**SUPPLIED DATA:**
....................

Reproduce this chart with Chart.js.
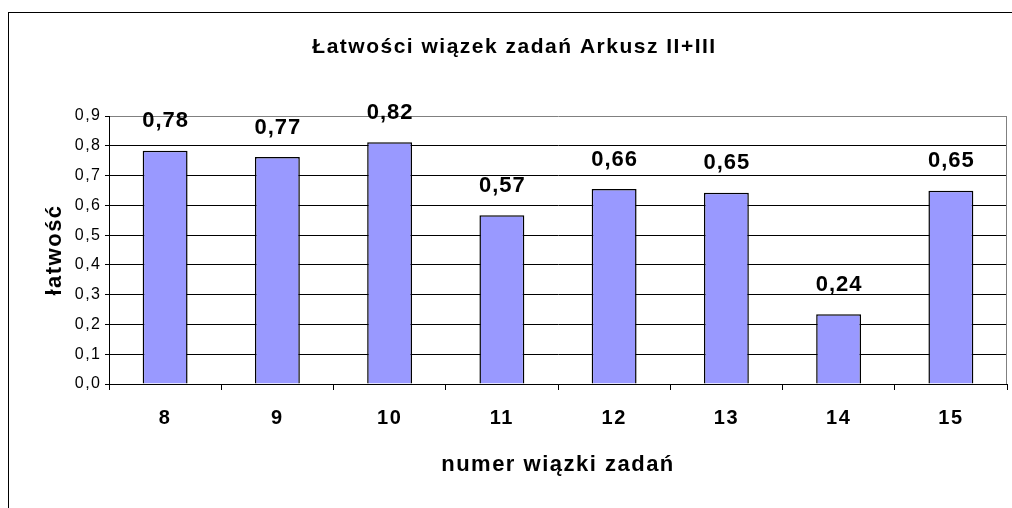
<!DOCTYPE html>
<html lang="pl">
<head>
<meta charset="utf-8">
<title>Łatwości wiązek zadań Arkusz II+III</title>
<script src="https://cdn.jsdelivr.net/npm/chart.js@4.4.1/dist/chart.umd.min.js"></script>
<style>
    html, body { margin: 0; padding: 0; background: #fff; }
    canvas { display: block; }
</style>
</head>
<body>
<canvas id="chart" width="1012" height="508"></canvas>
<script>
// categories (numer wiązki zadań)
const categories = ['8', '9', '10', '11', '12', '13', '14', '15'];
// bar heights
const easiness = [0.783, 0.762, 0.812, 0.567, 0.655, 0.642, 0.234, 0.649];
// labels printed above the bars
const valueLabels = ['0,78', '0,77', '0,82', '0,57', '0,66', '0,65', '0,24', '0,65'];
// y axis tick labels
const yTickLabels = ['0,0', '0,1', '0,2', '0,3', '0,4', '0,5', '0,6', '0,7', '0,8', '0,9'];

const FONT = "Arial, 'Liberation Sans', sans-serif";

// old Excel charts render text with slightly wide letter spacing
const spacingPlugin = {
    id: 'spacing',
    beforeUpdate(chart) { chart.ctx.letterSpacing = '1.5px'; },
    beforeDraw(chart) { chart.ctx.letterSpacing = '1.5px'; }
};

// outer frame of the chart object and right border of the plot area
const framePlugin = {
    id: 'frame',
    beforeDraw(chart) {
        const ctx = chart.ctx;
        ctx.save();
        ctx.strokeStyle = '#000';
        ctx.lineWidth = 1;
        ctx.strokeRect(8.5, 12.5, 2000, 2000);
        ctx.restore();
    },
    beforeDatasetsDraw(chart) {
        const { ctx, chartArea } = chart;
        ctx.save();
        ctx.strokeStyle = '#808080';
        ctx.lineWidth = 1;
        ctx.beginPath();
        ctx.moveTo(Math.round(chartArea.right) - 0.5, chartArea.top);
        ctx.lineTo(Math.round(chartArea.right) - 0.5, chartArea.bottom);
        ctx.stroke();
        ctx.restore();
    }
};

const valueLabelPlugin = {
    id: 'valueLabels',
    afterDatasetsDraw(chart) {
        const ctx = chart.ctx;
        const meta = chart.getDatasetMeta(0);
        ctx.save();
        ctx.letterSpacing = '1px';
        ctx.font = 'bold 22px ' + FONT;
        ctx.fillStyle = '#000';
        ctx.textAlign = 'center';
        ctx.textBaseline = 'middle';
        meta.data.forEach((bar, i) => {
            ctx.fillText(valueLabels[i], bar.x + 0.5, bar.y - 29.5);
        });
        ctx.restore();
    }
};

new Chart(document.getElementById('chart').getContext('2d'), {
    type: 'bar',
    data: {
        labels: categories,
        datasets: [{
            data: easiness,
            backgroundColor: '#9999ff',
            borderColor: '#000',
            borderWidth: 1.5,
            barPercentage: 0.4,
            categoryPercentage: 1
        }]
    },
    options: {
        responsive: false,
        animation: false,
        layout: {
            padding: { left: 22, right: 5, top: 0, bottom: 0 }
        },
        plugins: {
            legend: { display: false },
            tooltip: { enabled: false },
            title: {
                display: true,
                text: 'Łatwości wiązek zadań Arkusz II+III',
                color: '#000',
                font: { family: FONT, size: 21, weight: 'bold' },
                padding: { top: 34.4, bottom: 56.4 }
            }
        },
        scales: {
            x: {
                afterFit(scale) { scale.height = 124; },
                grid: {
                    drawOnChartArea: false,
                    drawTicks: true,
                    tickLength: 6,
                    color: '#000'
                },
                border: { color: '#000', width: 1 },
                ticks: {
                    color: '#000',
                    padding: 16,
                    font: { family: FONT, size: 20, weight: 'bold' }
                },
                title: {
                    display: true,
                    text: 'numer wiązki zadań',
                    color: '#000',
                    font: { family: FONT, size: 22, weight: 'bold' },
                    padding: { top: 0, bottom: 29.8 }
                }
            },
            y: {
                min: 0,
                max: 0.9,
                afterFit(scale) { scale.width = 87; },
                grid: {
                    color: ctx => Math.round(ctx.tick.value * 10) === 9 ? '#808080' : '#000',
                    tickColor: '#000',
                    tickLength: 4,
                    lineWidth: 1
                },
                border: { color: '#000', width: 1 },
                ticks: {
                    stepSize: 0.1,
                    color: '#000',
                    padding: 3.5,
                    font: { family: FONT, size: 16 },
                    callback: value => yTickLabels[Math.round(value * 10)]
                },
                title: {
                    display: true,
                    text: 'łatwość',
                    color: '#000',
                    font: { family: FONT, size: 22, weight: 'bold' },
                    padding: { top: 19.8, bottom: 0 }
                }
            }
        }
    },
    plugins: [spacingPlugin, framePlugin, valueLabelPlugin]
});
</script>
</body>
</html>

....................

**CHALLENGE:**
Go through the listing above and quote it exactly, apart from its images.

**FINAL ANSWER:**
Reproduce this chart with Chart.js.
<!DOCTYPE html>
<html lang="pl">
<head>
<meta charset="utf-8">
<title>Łatwości wiązek zadań Arkusz II+III</title>
<script src="https://cdn.jsdelivr.net/npm/chart.js@4.4.1/dist/chart.umd.min.js"></script>
<style>
    html, body { margin: 0; padding: 0; background: #fff; }
    canvas { display: block; }
</style>
</head>
<body>
<canvas id="chart" width="1012" height="508"></canvas>
<script>
// categories (numer wiązki zadań)
const categories = ['8', '9', '10', '11', '12', '13', '14', '15'];
// bar heights
const easiness = [0.783, 0.762, 0.812, 0.567, 0.655, 0.642, 0.234, 0.649];
// labels printed above the bars
const valueLabels = ['0,78', '0,77', '0,82', '0,57', '0,66', '0,65', '0,24', '0,65'];
// y axis tick labels
const yTickLabels = ['0,0', '0,1', '0,2', '0,3', '0,4', '0,5', '0,6', '0,7', '0,8', '0,9'];

const FONT = "Arial, 'Liberation Sans', sans-serif";

// old Excel charts render text with slightly wide letter spacing
const spacingPlugin = {
    id: 'spacing',
    beforeUpdate(chart) { chart.ctx.letterSpacing = '1.5px'; },
    beforeDraw(chart) { chart.ctx.letterSpacing = '1.5px'; }
};

// outer frame of the chart object and right border of the plot area
const framePlugin = {
    id: 'frame',
    beforeDraw(chart) {
        const ctx = chart.ctx;
        ctx.save();
        ctx.strokeStyle = '#000';
        ctx.lineWidth = 1;
        ctx.strokeRect(8.5, 12.5, 2000, 2000);
        ctx.restore();
    },
    beforeDatasetsDraw(chart) {
        const { ctx, chartArea } = chart;
        ctx.save();
        ctx.strokeStyle = '#808080';
        ctx.lineWidth = 1;
        ctx.beginPath();
        ctx.moveTo(Math.round(chartArea.right) - 0.5, chartArea.top);
        ctx.lineTo(Math.round(chartArea.right) - 0.5, chartArea.bottom);
        ctx.stroke();
        ctx.restore();
    }
};

const valueLabelPlugin = {
    id: 'valueLabels',
    afterDatasetsDraw(chart) {
        const ctx = chart.ctx;
        const meta = chart.getDatasetMeta(0);
        ctx.save();
        ctx.letterSpacing = '1px';
        ctx.font = 'bold 22px ' + FONT;
        ctx.fillStyle = '#000';
        ctx.textAlign = 'center';
        ctx.textBaseline = 'middle';
        meta.data.forEach((bar, i) => {
            ctx.fillText(valueLabels[i], bar.x + 0.5, bar.y - 29.5);
        });
        ctx.restore();
    }
};

new Chart(document.getElementById('chart').getContext('2d'), {
    type: 'bar',
    data: {
        labels: categories,
        datasets: [{
            data: easiness,
            backgroundColor: '#9999ff',
            borderColor: '#000',
            borderWidth: 1.5,
            barPercentage: 0.4,
            categoryPercentage: 1
        }]
    },
    options: {
        responsive: false,
        animation: false,
        layout: {
            padding: { left: 22, right: 5, top: 0, bottom: 0 }
        },
        plugins: {
            legend: { display: false },
            tooltip: { enabled: false },
            title: {
                display: true,
                text: 'Łatwości wiązek zadań Arkusz II+III',
                color: '#000',
                font: { family: FONT, size: 21, weight: 'bold' },
                padding: { top: 34.4, bottom: 56.4 }
            }
        },
        scales: {
            x: {
                afterFit(scale) { scale.height = 124; },
                grid: {
                    drawOnChartArea: false,
                    drawTicks: true,
                    tickLength: 6,
                    color: '#000'
                },
                border: { color: '#000', width: 1 },
                ticks: {
                    color: '#000',
                    padding: 16,
                    font: { family: FONT, size: 20, weight: 'bold' }
                },
                title: {
                    display: true,
                    text: 'numer wiązki zadań',
                    color: '#000',
                    font: { family: FONT, size: 22, weight: 'bold' },
                    padding: { top: 0, bottom: 29.8 }
                }
            },
            y: {
                min: 0,
                max: 0.9,
                afterFit(scale) { scale.width = 87; },
                grid: {
                    color: ctx => Math.round(ctx.tick.value * 10) === 9 ? '#808080' : '#000',
                    tickColor: '#000',
                    tickLength: 4,
                    lineWidth: 1
                },
                border: { color: '#000', width: 1 },
                ticks: {
                    stepSize: 0.1,
                    color: '#000',
                    padding: 3.5,
                    font: { family: FONT, size: 16 },
                    callback: value => yTickLabels[Math.round(value * 10)]
                },
                title: {
                    display: true,
                    text: 'łatwość',
                    color: '#000',
                    font: { family: FONT, size: 22, weight: 'bold' },
                    padding: { top: 19.8, bottom: 0 }
                }
            }
        }
    },
    plugins: [spacingPlugin, framePlugin, valueLabelPlugin]
});
</script>
</body>
</html>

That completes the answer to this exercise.